There was no opportunity for me to lead a Tuesday evening “experienced group” session because of prior bookings, so instead we’ve scheduled one for Monday evening, March 23, in Cluny Ballroom. Yes, it really is a ballroom, with towering stained-glass windows, a superb wooden floor and a large picture of a Unicorn on the end wall.  It’s going to be wonderful!  Tomorrow, Sunday, I have all day to prepare and I’m especially glad to be dancing at Cluny because many of my Findhorn friends, especially those I met during my two-week fly-by in the LCG (Living in Community as Guest) program, are still staying there.  It'll be easy for them to attend!

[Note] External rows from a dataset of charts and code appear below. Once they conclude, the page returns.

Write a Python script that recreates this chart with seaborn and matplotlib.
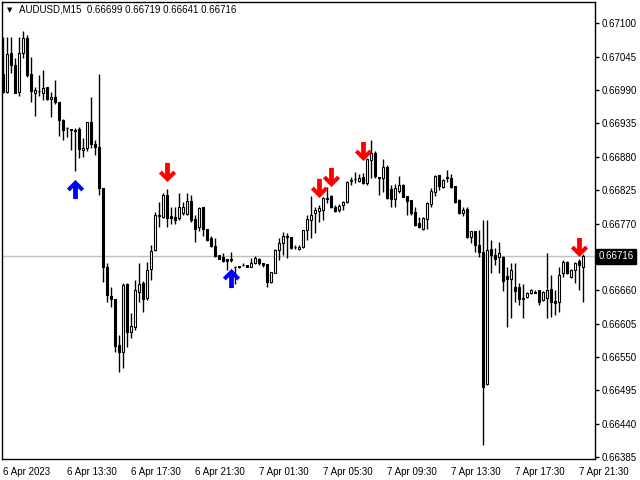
import numpy as np
import pandas as pd
import matplotlib
matplotlib.use("Agg")
import matplotlib.pyplot as plt
import seaborn as sns
from matplotlib.path import Path
from matplotlib.transforms import blended_transform_factory

# AUDUSD M15 candles, 6 Apr 09:30 .. 7 Apr 21:45
opens = [0.67016, 0.66986, 0.67051, 0.67032, 0.66986, 0.67051, 0.67075, 0.67016, 0.66985, 0.66988,
         0.66985, 0.66995, 0.66975, 0.66978, 0.66970, 0.66940, 0.66927, 0.66925, 0.66924, 0.66925,
         0.66891, 0.66894, 0.66937, 0.66901, 0.66896, 0.66828, 0.66698, 0.66650, 0.66645, 0.66570,
         0.66558, 0.66670, 0.66591, 0.66599, 0.66657, 0.66672, 0.66647, 0.66695, 0.66726, 0.66782,
         0.66780, 0.66817, 0.66782, 0.66780, 0.66779, 0.66787, 0.66785, 0.66807, 0.66777, 0.66764,
         0.66797, 0.66761, 0.66746, 0.66733, 0.66718, 0.66715, 0.66711, 0.66711, 0.66698, 0.66700,
         0.66701, 0.66701, 0.66698, 0.66705, 0.66711, 0.66705, 0.66703, 0.66673, 0.66688, 0.66726,
         0.66738, 0.66749, 0.66747, 0.66731, 0.66728, 0.66731, 0.66759, 0.66775, 0.66787, 0.66790,
         0.66792, 0.66810, 0.66815, 0.66797, 0.66792, 0.66800, 0.66805, 0.66840, 0.66843, 0.66840,
         0.66846, 0.66836, 0.66874, 0.66886, 0.66845, 0.66845, 0.66863, 0.66827, 0.66810, 0.66823,
         0.66833, 0.66815, 0.66808, 0.66789, 0.66771, 0.66761, 0.66777, 0.66802, 0.66822, 0.66850,
         0.66830, 0.66845, 0.66845, 0.66831, 0.66808, 0.66787, 0.66794, 0.66747, 0.66757, 0.66734,
         0.66723, 0.66505, 0.66728, 0.66718, 0.66715, 0.66715, 0.66683, 0.66678, 0.66665, 0.66665,
         0.66647, 0.66649, 0.66655, 0.66657, 0.66660, 0.66644, 0.66647, 0.66662, 0.66642, 0.66640,
         0.66688, 0.66706, 0.66682, 0.66693, 0.66708, 0.66699]
highs = [0.67077, 0.67077, 0.67077, 0.67042, 0.67077, 0.67088, 0.67080, 0.67044, 0.66995, 0.67014,
         0.67023, 0.66995, 0.66986, 0.67006, 0.66970, 0.66942, 0.66929, 0.66925, 0.66927, 0.66929,
         0.66911, 0.66937, 0.66978, 0.66907, 0.67016, 0.66828, 0.66705, 0.66665, 0.66645, 0.66586,
         0.66672, 0.66672, 0.66622, 0.66677, 0.66705, 0.66675, 0.66706, 0.66734, 0.66789, 0.66805,
         0.66820, 0.66827, 0.66797, 0.66797, 0.66820, 0.66805, 0.66820, 0.66817, 0.66784, 0.66797,
         0.66797, 0.66761, 0.66749, 0.66746, 0.66718, 0.66721, 0.66711, 0.66723, 0.66700, 0.66700,
         0.66705, 0.66701, 0.66713, 0.66716, 0.66713, 0.66705, 0.66703, 0.66690, 0.66728, 0.66746,
         0.66756, 0.66754, 0.66747, 0.66734, 0.66734, 0.66759, 0.66784, 0.66815, 0.66797, 0.66800,
         0.66813, 0.66830, 0.66817, 0.66800, 0.66802, 0.66807, 0.66840, 0.66846, 0.66855, 0.66851,
         0.66853, 0.66878, 0.66907, 0.66889, 0.66845, 0.66876, 0.66866, 0.66833, 0.66835, 0.66848,
         0.66835, 0.66815, 0.66808, 0.66797, 0.66780, 0.66780, 0.66805, 0.66828, 0.66850, 0.66850,
         0.66843, 0.66858, 0.66851, 0.66831, 0.66810, 0.66797, 0.66797, 0.66757, 0.66757, 0.66759,
         0.66775, 0.66775, 0.66743, 0.66729, 0.66739, 0.66716, 0.66698, 0.66705, 0.66705, 0.66672,
         0.66670, 0.66657, 0.66662, 0.66660, 0.66660, 0.66658, 0.66721, 0.66685, 0.66660, 0.66698,
         0.66710, 0.66708, 0.66695, 0.66706, 0.66711, 0.66719]
lows = [0.66985, 0.66985, 0.67018, 0.66985, 0.66980, 0.67042, 0.67011, 0.66970, 0.66947, 0.66980,
        0.66973, 0.66973, 0.66945, 0.66967, 0.66915, 0.66907, 0.66912, 0.66891, 0.66856, 0.66878,
        0.66879, 0.66889, 0.66894, 0.66883, 0.66817, 0.66673, 0.66640, 0.66632, 0.66558, 0.66525,
        0.66532, 0.66566, 0.66581, 0.66594, 0.66640, 0.66624, 0.66644, 0.66677, 0.66724, 0.66764,
        0.66779, 0.66764, 0.66769, 0.66769, 0.66775, 0.66784, 0.66784, 0.66772, 0.66739, 0.66757,
        0.66749, 0.66741, 0.66731, 0.66715, 0.66711, 0.66706, 0.66693, 0.66706, 0.66670, 0.66696,
        0.66700, 0.66698, 0.66698, 0.66703, 0.66701, 0.66698, 0.66665, 0.66672, 0.66688, 0.66710,
        0.66718, 0.66713, 0.66728, 0.66728, 0.66726, 0.66729, 0.66743, 0.66746, 0.66754, 0.66772,
        0.66775, 0.66803, 0.66795, 0.66789, 0.66789, 0.66792, 0.66803, 0.66833, 0.66836, 0.66838,
        0.66835, 0.66833, 0.66845, 0.66845, 0.66817, 0.66822, 0.66810, 0.66797, 0.66797, 0.66820,
        0.66813, 0.66784, 0.66784, 0.66766, 0.66762, 0.66759, 0.66761, 0.66797, 0.66815, 0.66825,
        0.66828, 0.66838, 0.66828, 0.66803, 0.66785, 0.66782, 0.66746, 0.66738, 0.66723, 0.66715,
        0.66405, 0.66504, 0.66688, 0.66701, 0.66688, 0.66658, 0.66599, 0.66614, 0.66640, 0.66635,
        0.66614, 0.66647, 0.66654, 0.66655, 0.66635, 0.66642, 0.66614, 0.66616, 0.66619, 0.66624,
        0.66682, 0.66687, 0.66680, 0.66672, 0.66660, 0.66641]
closes = [0.66986, 0.67049, 0.67032, 0.66985, 0.67051, 0.67075, 0.67014, 0.66988, 0.66990, 0.66989,
          0.66993, 0.66975, 0.66978, 0.66970, 0.66940, 0.66924, 0.66928, 0.66924, 0.66922, 0.66892,
          0.66894, 0.66937, 0.66901, 0.66896, 0.66828, 0.66698, 0.66652, 0.66645, 0.66568, 0.66558,
          0.66668, 0.66591, 0.66601, 0.66660, 0.66670, 0.66645, 0.66693, 0.66724, 0.66784, 0.66784,
          0.66817, 0.66779, 0.66779, 0.66775, 0.66797, 0.66797, 0.66807, 0.66775, 0.66761, 0.66795,
          0.66761, 0.66743, 0.66733, 0.66716, 0.66711, 0.66708, 0.66708, 0.66710, 0.66699, 0.66698,
          0.66702, 0.66698, 0.66705, 0.66713, 0.66705, 0.66701, 0.66673, 0.66690, 0.66726, 0.66738,
          0.66749, 0.66747, 0.66729, 0.66731, 0.66731, 0.66759, 0.66777, 0.66784, 0.66792, 0.66795,
          0.66812, 0.66812, 0.66797, 0.66790, 0.66799, 0.66805, 0.66838, 0.66841, 0.66844, 0.66845,
          0.66836, 0.66876, 0.66887, 0.66848, 0.66846, 0.66863, 0.66812, 0.66810, 0.66828, 0.66833,
          0.66813, 0.66807, 0.66787, 0.66767, 0.66764, 0.66779, 0.66803, 0.66823, 0.66848, 0.66831,
          0.66841, 0.66846, 0.66830, 0.66805, 0.66787, 0.66792, 0.66747, 0.66757, 0.66734, 0.66723,
          0.66500, 0.66726, 0.66718, 0.66711, 0.66721, 0.66675, 0.66678, 0.66693, 0.66658, 0.66645,
          0.66645, 0.66655, 0.66660, 0.66656, 0.66640, 0.66657, 0.66660, 0.66640, 0.66639, 0.66685,
          0.66706, 0.66688, 0.66693, 0.66705, 0.66701, 0.66716]

x_labels = ["6 Apr 2023", "6 Apr 13:30", "6 Apr 17:30", "6 Apr 21:30", "7 Apr 01:30",
            "7 Apr 05:30", "7 Apr 09:30", "7 Apr 13:30", "7 Apr 17:30", "7 Apr 21:30"]
y_ticks = [0.67100, 0.67045, 0.66990, 0.66935, 0.66880, 0.66825, 0.66770,
           0.66715, 0.66660, 0.66605, 0.66550, 0.66495, 0.66440, 0.66385]

# signal arrows (bar index, price)
sell_bars = [41, 79, 82, 90, 144]
sell_prices = [0.66855, 0.66829, 0.66846, 0.66889, 0.66731]
buy_bars = [18, 57]
buy_prices = [0.66827, 0.66680]

last_price = 0.66716
title = "AUDUSD,M15  0.66699 0.66719 0.66641 0.66716"

df = pd.DataFrame({"open": opens, "high": highs, "low": lows, "close": closes})
df["bar"] = np.arange(len(df))
df["up"] = df["close"] >= df["open"]

sns.set_theme(style="white")
plt.rcParams["font.family"] = ["Liberation Sans", "DejaVu Sans"]

fig = plt.figure(figsize=(6.4, 4.8), dpi=100)
ax = fig.add_axes([2 / 640, 21 / 480, 593 / 640, 457 / 480])

ax.axhline(last_price, color="#c0c0c0", lw=1, zorder=1)

ax.vlines(df["bar"], df["low"], df["high"], color="black", lw=1, zorder=2)
body_bottom = df[["open", "close"]].min(axis=1)
body_height = (df["close"] - df["open"]).abs()
fill = np.where(df["up"], "white", "black")
ax.bar(df["bar"], body_height, bottom=body_bottom, width=0.5, color=fill,
       edgecolor="black", linewidth=0.8, zorder=3)

# MT4-style thick arrows
down_verts = [(-0.25, 1), (0.25, 1), (0.25, -0.15), (0.6, 0.2), (0.9, -0.1),
              (0, -1), (-0.9, -0.1), (-0.6, 0.2), (-0.25, -0.15), (-0.25, 1)]
down_arrow = Path(down_verts, closed=True)
up_arrow = Path([(x, -y) for x, y in down_verts], closed=True)

sns.scatterplot(x=sell_bars, y=sell_prices, marker=down_arrow, s=190, color="#ff0000",
                linewidth=0, ax=ax, zorder=5, legend=False)
sns.scatterplot(x=buy_bars, y=buy_prices, marker=up_arrow, s=190, color="#0000ff",
                linewidth=0, ax=ax, zorder=5, legend=False)

ax.set_xlim(-0.25, 148)
ax.set_ylim(0.66382, 0.67135)

ax.yaxis.tick_right()
ax.set_yticks(y_ticks)
# the tick under the current-price box carries no label
ax.set_yticklabels(["" if v == 0.66715 else f"{v:.5f}" for v in y_ticks])
ax.set_xticks(np.arange(len(x_labels)) * 16)
ax.set_xticklabels(x_labels, ha="left")
ax.tick_params(axis="both", direction="out", length=3, width=1, color="black",
               labelsize=7, labelcolor="black", pad=2)
ax.tick_params(axis="x", pad=3)
ax.set_xlabel("")
ax.set_ylabel("")
for s in ax.spines.values():
    s.set_color("black")
    s.set_linewidth(1)

trans = blended_transform_factory(ax.transAxes, ax.transData)
ax.text(1.006, last_price, "0.66716", transform=trans, fontsize=7, color="white",
        va="center", ha="left",
        bbox=dict(boxstyle="square,pad=0.25", fc="black", ec="black"), zorder=6, clip_on=False)

fig.text(7 / 640, 1 - 10 / 480, "\u25bc", fontsize=5, va="center", ha="left",
         family="DejaVu Sans", color="black")
fig.text(19 / 640, 1 - 10 / 480, title, fontsize=7, va="center", ha="left", color="black")

fig.savefig("out.png", dpi=100, facecolor="white")
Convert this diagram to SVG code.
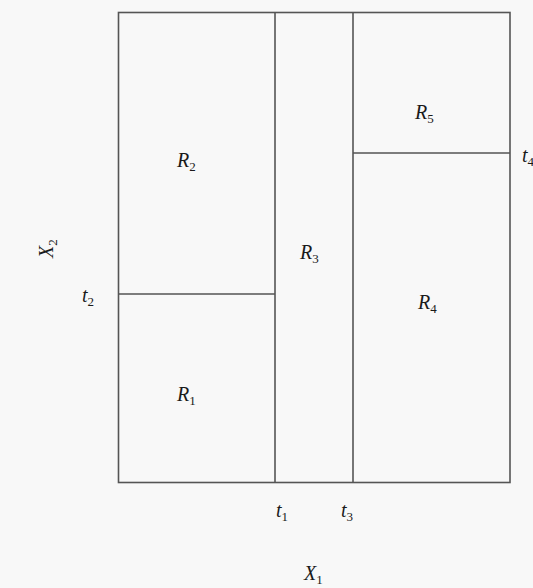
<svg xmlns="http://www.w3.org/2000/svg" width="533" height="588" viewBox="0 0 533 588">
<style>
.ln{stroke:#555;stroke-width:1.6;fill:none}
.lb{font-family:"Liberation Serif","DejaVu Serif",serif;font-style:italic;font-size:20px;fill:#1a1a1a}
.sb{font-style:normal;font-size:13px}
</style>
<rect width="533" height="588" fill="#f8f8f8"/>
<g id="regions">
<rect x="118.5" y="12.5" width="391.5" height="470" fill="#ffffff" class="ln"/>
</g>
<g id="connectors">
<line class="ln" x1="275" y1="12.5" x2="275" y2="482.5"/>
<line class="ln" x1="353" y1="12.5" x2="353" y2="482.5"/>
<line class="ln" x1="118.5" y1="294" x2="275" y2="294"/>
<line class="ln" x1="353" y1="153" x2="510" y2="153"/>
</g>
<g id="R1"><text class="lb" x="177" y="401">R<tspan class="sb" dy="4">1</tspan></text></g>
<g id="R2"><text class="lb" x="177" y="167">R<tspan class="sb" dy="4">2</tspan></text></g>
<g id="R3"><text class="lb" x="300" y="259">R<tspan class="sb" dy="4">3</tspan></text></g>
<g id="R4"><text class="lb" x="418" y="309">R<tspan class="sb" dy="4">4</tspan></text></g>
<g id="R5"><text class="lb" x="415" y="119">R<tspan class="sb" dy="4">5</tspan></text></g>
<g id="t1"><text class="lb" x="276" y="517">t<tspan class="sb" dy="4">1</tspan></text></g>
<g id="t3"><text class="lb" x="341" y="517">t<tspan class="sb" dy="4">3</tspan></text></g>
<g id="t2"><text class="lb" x="82" y="302">t<tspan class="sb" dy="4">2</tspan></text></g>
<g id="t4"><text class="lb" x="522" y="162">t<tspan class="sb" dy="4">4</tspan></text></g>
<g id="X1"><text class="lb" x="304" y="580">X<tspan class="sb" dy="4">1</tspan></text></g>
<g id="X2"><text class="lb" transform="translate(53,258) rotate(-90)">X<tspan class="sb" dy="4">2</tspan></text></g>
</svg>
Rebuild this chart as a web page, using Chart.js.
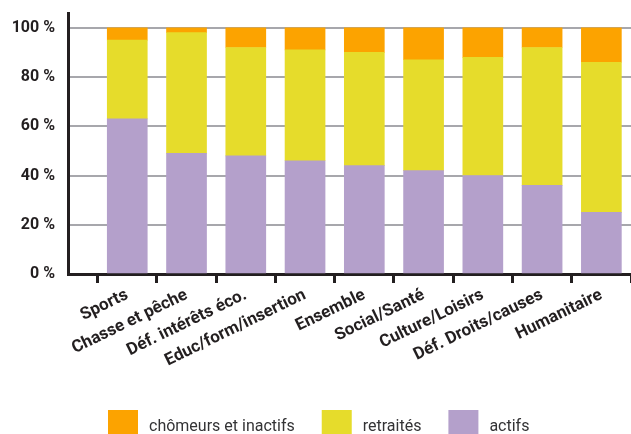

I am eternally grateful that I discovered Circle Dance one evening in 1993 at the Connaught School in Hove (thanks, Jan!) It’s taken me on a long and nourishing journey, opening many doors of perception. Here at Findhorn, where Bernhard Wosien nurtured the idea of Sacred Circle Dance 40 years ago, I feel as if I’ve alighted in mature garden of dancing delights.   So, please, think about dancing with me Monday evening, here at Findhorn, or wherever in the world you are! Let's dance together!
Come dance with me!

 

 

 

 

 

Dark of the Sun

For one miraculous instance I saw the almost totally eclipsed sun at 9:50am on Friday March 20.


To give you an idea: this photo is not from March 20, 2015,
but this is just about what I saw.
A large group of us had been standing for some time outside Cluny, which is on high ground, looking hopefully south eastward into great banks of cloud behind which we knew the sun was lurking.  We could see its faint glow and a great deal of dispersed light. At the height of the eclipse, which was around 95% here, the light dimmed no more than as if a dark cloud had intervened, and we thought that was all we’d see. But we stayed, gazing upwards, and a sudden brief parting of the clouds revealed for a single instance the glory of the obscured sun, the dark disc of the moonshadow beginning to slide away across the face of Helios.

In that brief glimpse I saw the diamond ring effect, which exists because the surface of the moon, and thus its shadow,  is irregular and therefore does not blot out all the light of the sun simultaneously.
It was a special moment in a special place!